The U.S. Department of Commerce recently announced on Aug. 15 that it would be adding 407 new tariff lines to the Section 232 steel/aluminum tariff lists — this includes many items made by farm equipment manufacturers, as well as key components and parts. These items are now subject to a 50% tariff on their steel and aluminum content, effective August 18.
To get the latest on this issue, Managing Editor Christine Book checked in with Daniel Fisher, senior vice president of government & external affairs at Associated Equipment Distributors (AED).
Fisher says this will have a substantial impact on the equipment industry and its customers — unnecessarily driving up costs and creating uncertainty. He shared details of what can be expected in the wake of these items now being subject to a 50% tariff on their steel and aluminum content.
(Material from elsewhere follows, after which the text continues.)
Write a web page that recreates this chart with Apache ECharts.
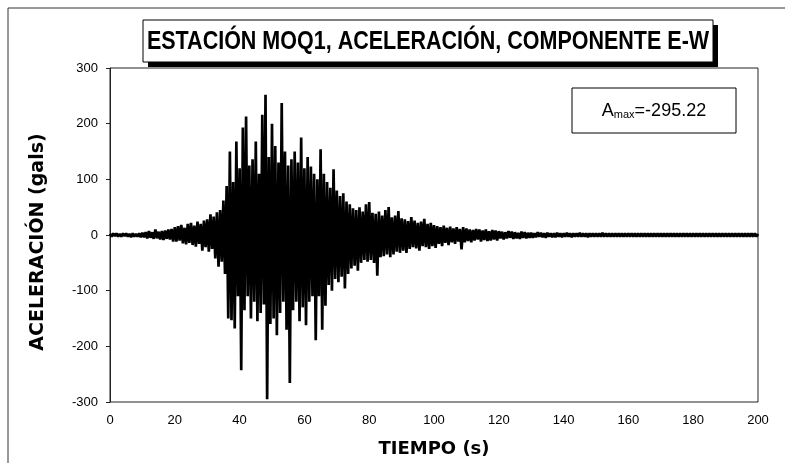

"In the immediate term, it creates a great deal of uncertainty. So there was no waiver or no leeway for if you had ordered the equipment already or if it was on the boat or it was in transit. So really effective on August 15th, was when this decision was announced. Effective August 18, these new tariffs took effect. So if you had ordered equipment, you had quoted equipment for a customer, that price was basically no longer valid almost immediately. So of course that creates a lot of uncertainty, certainly raises the cost on dealers purchasing the equipment, and of course the customers who are ultimately going to be the end user of the equipment. It increases compliance costs. These tariffs are extraordinarily hard to understand when you take the reciprocal tariffs, you take Section 232. In some countries, depending on the country, you may have Section 301 tariffs."
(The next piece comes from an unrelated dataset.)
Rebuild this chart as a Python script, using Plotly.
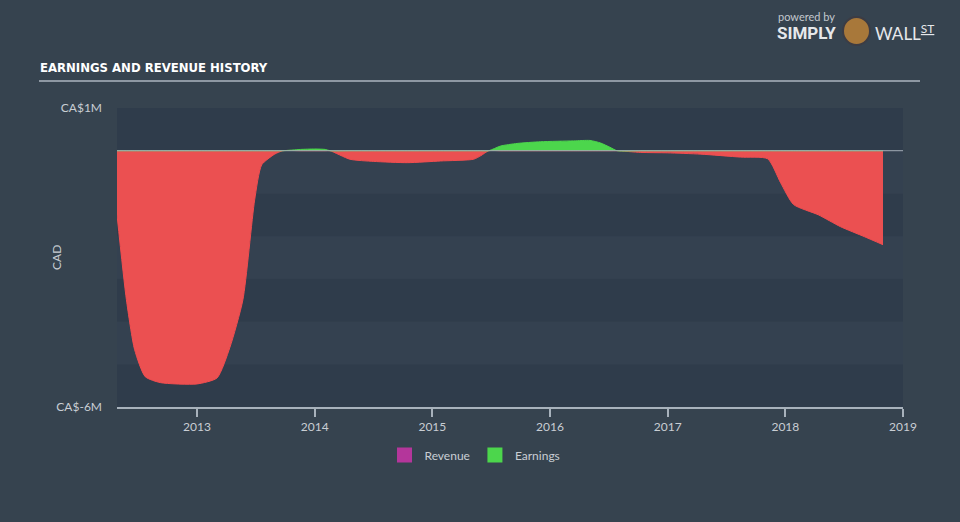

"Then if you're in the U.S. and Canada, you have the USMCA thing going on. And so it really just adds a great deal of compliance and complexity, which of course has added cost to it as well. And if you're not a major importer, it can be quite confusing even. It certainly is confusing for a lot of even customs brokers and others who are still trying to navigate the situation. And of course it's ultimately going to increase the cost on farmers, dealers, and OEMs when you have this imported equipment that is now subjected to a 50% tariff on the steel and aluminum content, which of course is a significant piece, portion of what is contained in the equipment."
AED is now focused on action items they’re urging OEMs and dealers to take in getting the message to elected officials in Congress to share with the Trump administration.
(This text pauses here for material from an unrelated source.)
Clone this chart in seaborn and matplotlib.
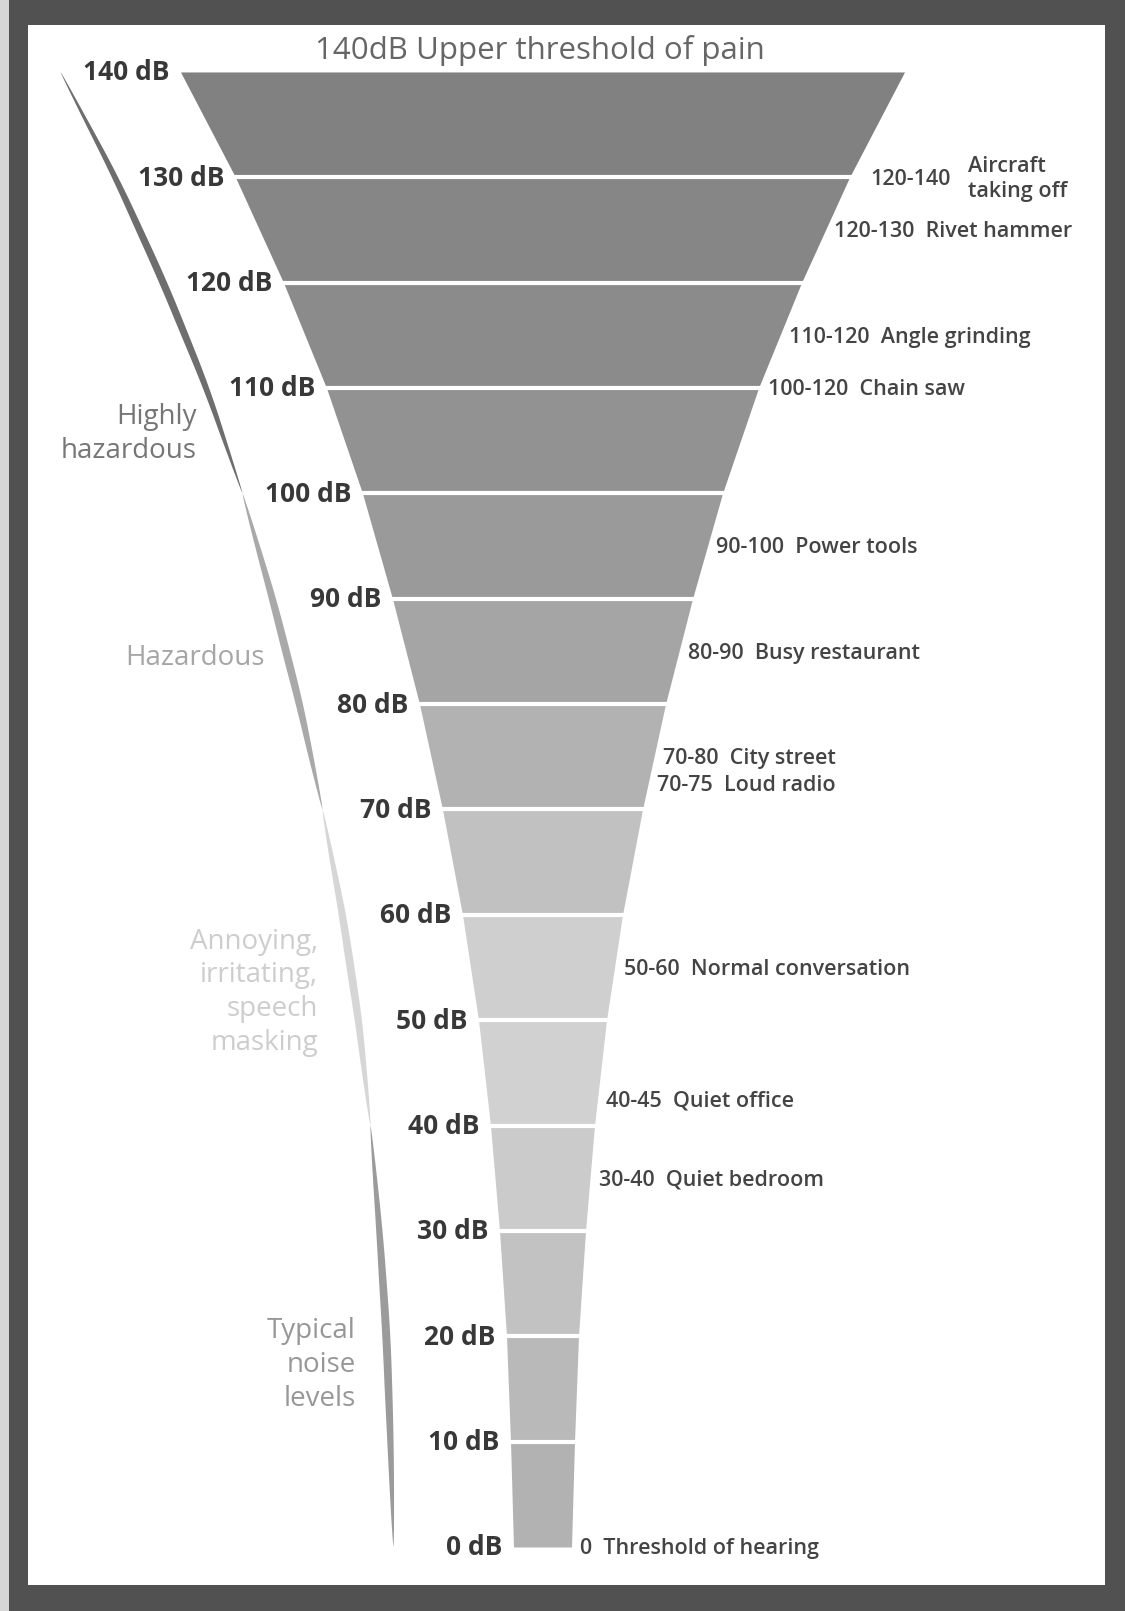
import numpy as np
import pandas as pd
import seaborn as sns
import matplotlib
matplotlib.use("Agg")
import matplotlib.pyplot as plt
from matplotlib.patches import Rectangle, Polygon

# ---------------- data ----------------
db_levels = [0, 10, 20, 30, 40, 50, 60, 70, 80, 90, 100, 110, 120, 130, 140]
# half width of the funnel (pixels) at each level
funnel_halfwidth = [29, 32, 36, 43, 52, 64, 80, 100, 123, 150, 180, 216, 259, 307, 362]
# grey of each 10 dB band, from 0-10 up to 130-140
band_gray = ["#b2b2b2", "#b9b9b9", "#c2c2c2", "#cbcbcb", "#d1d1d1", "#cfcfcf",
             "#c1c1c1", "#b2b2b2", "#a5a5a5", "#9a9a9a", "#929292", "#8b8b8b",
             "#868686", "#818181"]

source_low = [120, 120, 110, 100, 90, 80, 70, 70, 50, 40, 30, 0]
source_high = [140, 130, 120, 120, 100, 90, 80, 75, 60, 45, 40, 0]
source_name = ["Aircraft\ntaking off", "Rivet hammer", "Angle grinding", "Chain saw",
               "Power tools", "Busy restaurant", "City street", "Loud radio",
               "Normal conversation", "Quiet office", "Quiet bedroom",
               "Threshold of hearing"]

zone_low = [100, 70, 40, 0]
zone_high = [140, 100, 70, 40]
zone_label = [["Highly", "hazardous"], ["Hazardous"],
              ["Annoying,", "irritating,", "speech", "masking"],
              ["Typical", "noise", "levels"]]
zone_stroke = ["#6e6e6e", "#a9a9a9", "#d6d6d6", "#9b9b9b"]
zone_text = ["#767676", "#a6a6a6", "#cdcdcd", "#979797"]

title = "140dB Upper threshold of pain"

# ---------------- layout ----------------
W, H = 1125, 1611
CX = 542.5            # funnel centre (px)
Y0, K = 1547, 10.536  # pixel row of 0 dB, pixels per dB
CURVE_OFFSET = 120    # distance of hazard curve from funnel edge (px)
zone_label_x = [197, 265, 318, 356]         # right edge of zone labels (px)
zone_label_db = [107.4, 84.5, 57.6, 20.6]   # first line position
LINE_STEP_DB = 3.2

sns.set_theme(style="white")
plt.rcParams["font.family"] = ["Open Sans", "DejaVu Sans"]

fig = plt.figure(figsize=(W / 100, H / 100), dpi=100)
fig.patch.set_facecolor("#515151")
ax = fig.add_axes([0, 0, 1, 1])
ax.set_xlim(0, W)
ax.set_ylim(-(H - Y0) / K, Y0 / K)
ax.axis("off")
ax.patch.set_visible(False)

# white panel and thin light strip on the very left
fig.patches.append(Rectangle((28 / W, 1 - 1585 / H), (1105 - 28) / W, (1585 - 25) / H,
                             transform=fig.transFigure, facecolor="white",
                             edgecolor="none", zorder=-2))
fig.patches.append(Rectangle((0, 0), 9 / W, 1, transform=fig.transFigure,
                             facecolor="#d6d6d6", edgecolor="none", zorder=-2))

lv = np.array(db_levels, float)
hw = np.array(funnel_halfwidth, float)
pal = sns.color_palette(band_gray)


def edge(t):
    return np.interp(t, lv, hw)


# funnel bands
for i in range(len(db_levels) - 1):
    lo, hi = lv[i], lv[i + 1]
    ax.fill_betweenx([lo, hi], [CX - hw[i], CX - hw[i + 1]], [CX + hw[i], CX + hw[i + 1]],
                     color=pal[i], linewidth=0, zorder=2)
# white separators
for i in range(1, len(db_levels) - 1):
    ax.hlines(lv[i], CX - hw[i] - 2, CX + hw[i] + 2, color="white", lw=3.0, zorder=3)

# dB labels on the left
for d, h in zip(lv, hw):
    ax.text(CX - h - 11, d - 0.8, f"{int(d)} dB", ha="right", va="baseline",
            fontsize=19, fontweight="bold", color="#383838", zorder=4)

# title
ax.text(540, 141.2, title, ha="center", va="baseline", fontsize=22.5,
        fontweight="medium", color="#666666", zorder=4)

# sources on the right
FS = 15.5
for lo, hi, name in zip(source_low, source_high, source_name):
    mid = (lo + hi) / 2
    x = CX + edge(mid) + 9
    rng = f"{lo}-{hi}" if lo != hi else f"{lo}"
    if "\n" in name:
        ax.text(x + 12, mid - 0.7, rng, ha="left", va="baseline", fontsize=FS,
                fontweight="semibold", color="#444444", zorder=4)
        l1, l2 = name.split("\n")
        ax.text(x + 110, mid + 0.5, l1, ha="left", va="baseline", fontsize=FS,
                fontweight="semibold", color="#444444", zorder=4)
        ax.text(x + 110, mid - 1.9, l2, ha="left", va="baseline", fontsize=FS,
                fontweight="semibold", color="#444444", zorder=4)
    else:
        ax.text(x, mid - 0.7, f"{rng}  {name}", ha="left", va="baseline",
                fontsize=FS, fontweight="semibold", color="#444444", zorder=4)

# hazard scale on the left: tapered strokes following the funnel edge
for lo, hi, col in zip(zone_low, zone_high, zone_stroke):
    t = np.linspace(lo, hi, 200)
    xc = CX - edge(t) - CURVE_OFFSET
    k = 15
    pad = np.pad(xc, k, mode="reflect", reflect_type="odd")
    xc = np.convolve(pad, np.ones(2 * k + 1) / (2 * k + 1), mode="valid")
    s = (t - lo) / (hi - lo)
    w = 8.0 * np.sin(np.pi * s) ** 0.7
    xs = np.concatenate([xc - w / 2, (xc + w / 2)[::-1]])
    ys = np.concatenate([t, t[::-1]])
    ax.add_patch(Polygon(np.column_stack([xs, ys]), closed=True, facecolor=col,
                         edgecolor="none", zorder=2))

# zone labels
for lines, xr, d0, col in zip(zone_label, zone_label_x, zone_label_db, zone_text):
    for j, line in enumerate(lines):
        ax.text(xr, d0 - j * LINE_STEP_DB - 0.8, line, ha="right", va="baseline",
                fontsize=20, fontweight="medium", color=col, zorder=4)

fig.savefig("out.png", dpi=100, facecolor=fig.get_facecolor())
"Obviously the ag sector has been hit particularly hard in recent times. This will only increase costs on the customers and it's just imperative that the entire equipment industry weigh in with their lawmakers and educate them about the impact this will have. And the hope is that a ground swell on Capitol Hill appears and that there's some pushback against the administration in terms of this expansive list of derivative products that are now included in the Section 232 tariffs."